# [Exercise description]
Starting at the line containing "Clone this chart in Apache ECharts." and ending at the line containing "return v.toFixed(2).replace('.', ',');", reproduce each line exactly as written, with both end lines included and all pictures omitted.

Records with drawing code
○ ○ ○

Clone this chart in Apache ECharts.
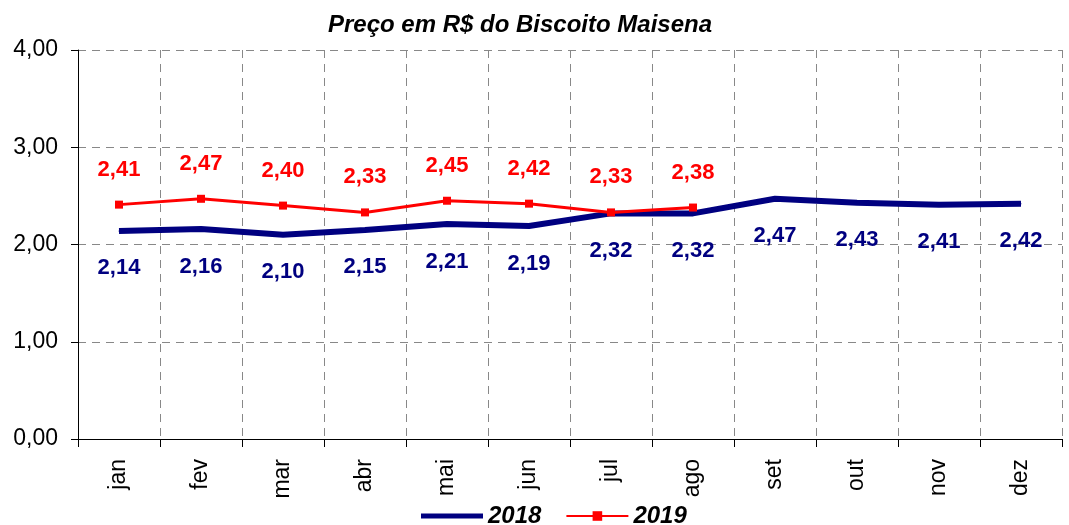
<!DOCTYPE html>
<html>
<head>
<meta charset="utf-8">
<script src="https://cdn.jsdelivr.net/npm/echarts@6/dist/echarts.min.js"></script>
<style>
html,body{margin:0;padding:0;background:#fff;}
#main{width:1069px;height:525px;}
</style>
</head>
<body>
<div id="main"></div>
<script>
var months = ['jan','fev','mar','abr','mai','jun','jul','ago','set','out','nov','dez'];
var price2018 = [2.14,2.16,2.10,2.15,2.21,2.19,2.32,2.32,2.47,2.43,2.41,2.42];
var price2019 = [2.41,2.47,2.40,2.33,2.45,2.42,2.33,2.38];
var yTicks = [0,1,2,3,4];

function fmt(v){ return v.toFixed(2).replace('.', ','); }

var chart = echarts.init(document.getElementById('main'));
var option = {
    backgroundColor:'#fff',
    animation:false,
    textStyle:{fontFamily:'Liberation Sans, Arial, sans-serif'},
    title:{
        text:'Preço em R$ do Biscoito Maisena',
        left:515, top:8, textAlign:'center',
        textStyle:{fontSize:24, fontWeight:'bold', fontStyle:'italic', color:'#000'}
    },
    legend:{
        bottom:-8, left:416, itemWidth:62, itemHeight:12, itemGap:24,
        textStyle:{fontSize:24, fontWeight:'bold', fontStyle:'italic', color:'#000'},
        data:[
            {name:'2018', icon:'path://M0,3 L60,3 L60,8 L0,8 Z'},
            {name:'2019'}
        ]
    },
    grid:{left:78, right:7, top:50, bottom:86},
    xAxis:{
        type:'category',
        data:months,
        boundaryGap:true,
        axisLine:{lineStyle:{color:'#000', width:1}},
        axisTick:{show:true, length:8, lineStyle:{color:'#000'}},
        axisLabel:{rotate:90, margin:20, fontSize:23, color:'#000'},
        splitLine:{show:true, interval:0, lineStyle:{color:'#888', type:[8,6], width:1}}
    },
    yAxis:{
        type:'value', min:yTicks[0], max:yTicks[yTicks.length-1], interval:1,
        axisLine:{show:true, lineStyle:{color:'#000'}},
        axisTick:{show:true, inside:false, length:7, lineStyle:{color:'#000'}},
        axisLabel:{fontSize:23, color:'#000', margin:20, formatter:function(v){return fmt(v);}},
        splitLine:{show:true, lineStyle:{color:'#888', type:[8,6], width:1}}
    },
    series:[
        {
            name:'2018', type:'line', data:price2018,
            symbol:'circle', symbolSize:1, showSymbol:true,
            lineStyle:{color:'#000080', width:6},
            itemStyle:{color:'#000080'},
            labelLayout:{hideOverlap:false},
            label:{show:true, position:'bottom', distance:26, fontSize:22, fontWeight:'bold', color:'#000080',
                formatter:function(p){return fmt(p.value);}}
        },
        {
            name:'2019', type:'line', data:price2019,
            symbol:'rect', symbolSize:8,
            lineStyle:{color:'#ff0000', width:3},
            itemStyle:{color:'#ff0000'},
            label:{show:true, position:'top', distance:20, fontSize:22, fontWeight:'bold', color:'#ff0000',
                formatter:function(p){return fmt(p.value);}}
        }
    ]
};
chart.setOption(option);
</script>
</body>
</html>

○ ○ ○

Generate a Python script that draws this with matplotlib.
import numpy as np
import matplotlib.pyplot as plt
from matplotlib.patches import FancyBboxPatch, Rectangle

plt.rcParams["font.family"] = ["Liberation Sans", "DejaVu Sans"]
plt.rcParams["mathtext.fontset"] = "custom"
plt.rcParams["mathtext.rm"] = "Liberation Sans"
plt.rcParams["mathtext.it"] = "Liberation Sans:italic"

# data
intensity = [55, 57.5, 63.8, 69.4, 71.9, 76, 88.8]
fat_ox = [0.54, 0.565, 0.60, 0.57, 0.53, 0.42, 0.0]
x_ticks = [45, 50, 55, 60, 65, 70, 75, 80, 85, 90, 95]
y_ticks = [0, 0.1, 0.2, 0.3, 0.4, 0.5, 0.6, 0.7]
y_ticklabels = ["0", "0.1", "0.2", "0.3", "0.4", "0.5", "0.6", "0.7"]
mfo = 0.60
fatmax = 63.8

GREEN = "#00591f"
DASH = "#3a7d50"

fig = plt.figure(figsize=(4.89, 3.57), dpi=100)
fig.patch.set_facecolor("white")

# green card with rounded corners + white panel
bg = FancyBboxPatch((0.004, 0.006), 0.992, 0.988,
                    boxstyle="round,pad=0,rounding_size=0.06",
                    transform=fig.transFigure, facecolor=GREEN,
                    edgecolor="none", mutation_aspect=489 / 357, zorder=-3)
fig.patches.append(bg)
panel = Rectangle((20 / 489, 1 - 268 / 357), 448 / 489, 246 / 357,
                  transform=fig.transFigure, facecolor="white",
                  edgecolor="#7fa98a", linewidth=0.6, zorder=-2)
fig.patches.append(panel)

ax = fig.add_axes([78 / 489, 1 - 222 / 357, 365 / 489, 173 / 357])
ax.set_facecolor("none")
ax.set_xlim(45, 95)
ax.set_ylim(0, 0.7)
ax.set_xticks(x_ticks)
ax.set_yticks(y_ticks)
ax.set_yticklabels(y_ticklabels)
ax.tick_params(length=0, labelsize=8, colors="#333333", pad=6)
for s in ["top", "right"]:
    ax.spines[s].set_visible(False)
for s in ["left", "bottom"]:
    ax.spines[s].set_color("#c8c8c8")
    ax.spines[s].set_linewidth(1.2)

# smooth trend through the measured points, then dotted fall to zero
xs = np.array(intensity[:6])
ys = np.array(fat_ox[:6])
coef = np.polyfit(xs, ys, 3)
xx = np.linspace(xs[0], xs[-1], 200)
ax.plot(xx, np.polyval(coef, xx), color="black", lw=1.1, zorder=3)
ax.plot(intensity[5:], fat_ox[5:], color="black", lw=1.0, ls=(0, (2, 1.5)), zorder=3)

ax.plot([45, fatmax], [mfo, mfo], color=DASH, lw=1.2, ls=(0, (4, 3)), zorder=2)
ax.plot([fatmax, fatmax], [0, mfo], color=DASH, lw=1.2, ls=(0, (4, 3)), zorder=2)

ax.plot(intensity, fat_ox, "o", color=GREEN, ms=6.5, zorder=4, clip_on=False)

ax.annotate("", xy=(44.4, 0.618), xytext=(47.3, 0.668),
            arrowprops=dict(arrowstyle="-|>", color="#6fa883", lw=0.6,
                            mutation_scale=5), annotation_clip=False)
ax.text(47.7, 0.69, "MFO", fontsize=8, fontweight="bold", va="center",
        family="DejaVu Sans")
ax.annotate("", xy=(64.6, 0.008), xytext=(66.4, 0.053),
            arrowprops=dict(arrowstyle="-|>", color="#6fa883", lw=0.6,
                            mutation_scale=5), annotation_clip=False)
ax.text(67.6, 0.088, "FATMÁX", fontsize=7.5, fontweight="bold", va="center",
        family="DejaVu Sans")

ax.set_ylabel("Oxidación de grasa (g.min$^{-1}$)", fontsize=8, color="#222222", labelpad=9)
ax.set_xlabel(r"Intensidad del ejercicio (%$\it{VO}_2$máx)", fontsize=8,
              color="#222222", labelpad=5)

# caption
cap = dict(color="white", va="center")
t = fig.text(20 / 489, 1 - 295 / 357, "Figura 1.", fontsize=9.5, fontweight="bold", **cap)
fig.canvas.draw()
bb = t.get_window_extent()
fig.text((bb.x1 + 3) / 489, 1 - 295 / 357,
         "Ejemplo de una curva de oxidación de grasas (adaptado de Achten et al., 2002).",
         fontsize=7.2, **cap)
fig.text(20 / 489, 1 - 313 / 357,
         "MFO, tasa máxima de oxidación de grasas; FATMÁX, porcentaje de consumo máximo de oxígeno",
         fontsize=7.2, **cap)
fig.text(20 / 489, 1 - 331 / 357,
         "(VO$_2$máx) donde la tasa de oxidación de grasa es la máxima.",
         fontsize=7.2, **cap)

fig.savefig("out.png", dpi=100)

○ ○ ○

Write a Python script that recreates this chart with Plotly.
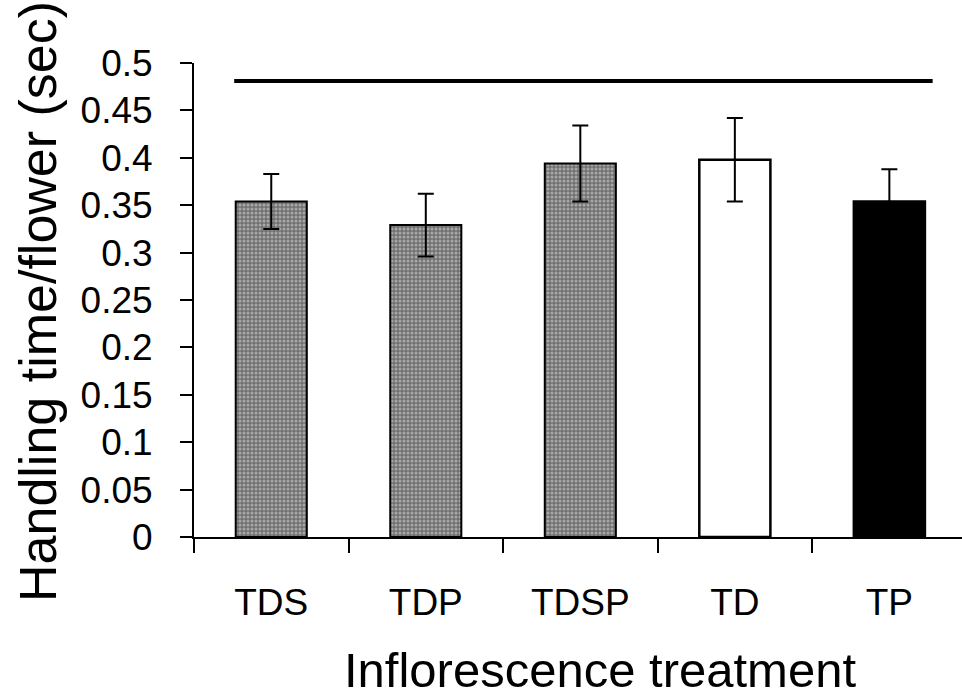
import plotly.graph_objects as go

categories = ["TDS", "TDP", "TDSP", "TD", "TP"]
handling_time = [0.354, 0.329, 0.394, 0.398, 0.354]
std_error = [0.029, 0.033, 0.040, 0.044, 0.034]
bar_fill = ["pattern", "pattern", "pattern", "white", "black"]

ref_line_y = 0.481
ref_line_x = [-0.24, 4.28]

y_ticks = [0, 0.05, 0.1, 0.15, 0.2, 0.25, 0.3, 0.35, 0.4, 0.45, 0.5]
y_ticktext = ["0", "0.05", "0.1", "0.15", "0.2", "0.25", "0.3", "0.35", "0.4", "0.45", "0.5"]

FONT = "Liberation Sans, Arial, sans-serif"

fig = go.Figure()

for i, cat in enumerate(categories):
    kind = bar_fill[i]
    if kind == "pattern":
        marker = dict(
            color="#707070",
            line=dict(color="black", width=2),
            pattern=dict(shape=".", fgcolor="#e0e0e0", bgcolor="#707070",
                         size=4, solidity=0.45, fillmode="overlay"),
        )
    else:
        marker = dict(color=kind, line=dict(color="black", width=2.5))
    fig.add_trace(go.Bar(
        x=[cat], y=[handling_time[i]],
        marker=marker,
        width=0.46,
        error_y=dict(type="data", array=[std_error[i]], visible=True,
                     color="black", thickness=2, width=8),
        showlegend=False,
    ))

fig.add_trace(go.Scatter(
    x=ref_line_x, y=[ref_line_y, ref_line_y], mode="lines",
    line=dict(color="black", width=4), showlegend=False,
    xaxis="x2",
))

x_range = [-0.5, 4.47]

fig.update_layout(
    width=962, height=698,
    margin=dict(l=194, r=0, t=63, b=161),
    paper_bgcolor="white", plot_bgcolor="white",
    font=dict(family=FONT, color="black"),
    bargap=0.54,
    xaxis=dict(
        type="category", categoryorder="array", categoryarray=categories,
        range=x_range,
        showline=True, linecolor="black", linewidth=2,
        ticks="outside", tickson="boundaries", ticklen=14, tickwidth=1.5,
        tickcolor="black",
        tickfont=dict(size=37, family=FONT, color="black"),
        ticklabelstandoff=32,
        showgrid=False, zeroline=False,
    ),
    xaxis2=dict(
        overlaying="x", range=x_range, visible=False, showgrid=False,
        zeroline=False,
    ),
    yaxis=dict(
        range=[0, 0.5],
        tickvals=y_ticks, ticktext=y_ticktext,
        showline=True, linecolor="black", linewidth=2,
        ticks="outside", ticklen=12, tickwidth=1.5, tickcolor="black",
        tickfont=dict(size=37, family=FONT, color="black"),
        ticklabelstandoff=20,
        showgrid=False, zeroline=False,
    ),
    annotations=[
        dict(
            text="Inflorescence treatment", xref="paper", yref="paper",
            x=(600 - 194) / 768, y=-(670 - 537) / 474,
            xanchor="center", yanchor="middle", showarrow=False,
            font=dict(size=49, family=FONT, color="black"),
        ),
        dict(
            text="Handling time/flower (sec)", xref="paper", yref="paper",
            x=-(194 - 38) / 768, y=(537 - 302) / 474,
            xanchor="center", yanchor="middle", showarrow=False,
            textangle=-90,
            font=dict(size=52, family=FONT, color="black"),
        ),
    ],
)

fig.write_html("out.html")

○ ○ ○

# [Written reply]
Clone this chart in Apache ECharts.
<!DOCTYPE html>
<html>
<head>
<meta charset="utf-8">
<script src="https://cdn.jsdelivr.net/npm/echarts@6/dist/echarts.min.js"></script>
<style>
html,body{margin:0;padding:0;background:#fff;}
#main{width:1069px;height:525px;}
</style>
</head>
<body>
<div id="main"></div>
<script>
var months = ['jan','fev','mar','abr','mai','jun','jul','ago','set','out','nov','dez'];
var price2018 = [2.14,2.16,2.10,2.15,2.21,2.19,2.32,2.32,2.47,2.43,2.41,2.42];
var price2019 = [2.41,2.47,2.40,2.33,2.45,2.42,2.33,2.38];
var yTicks = [0,1,2,3,4];

function fmt(v){ return v.toFixed(2).replace('.', ','); }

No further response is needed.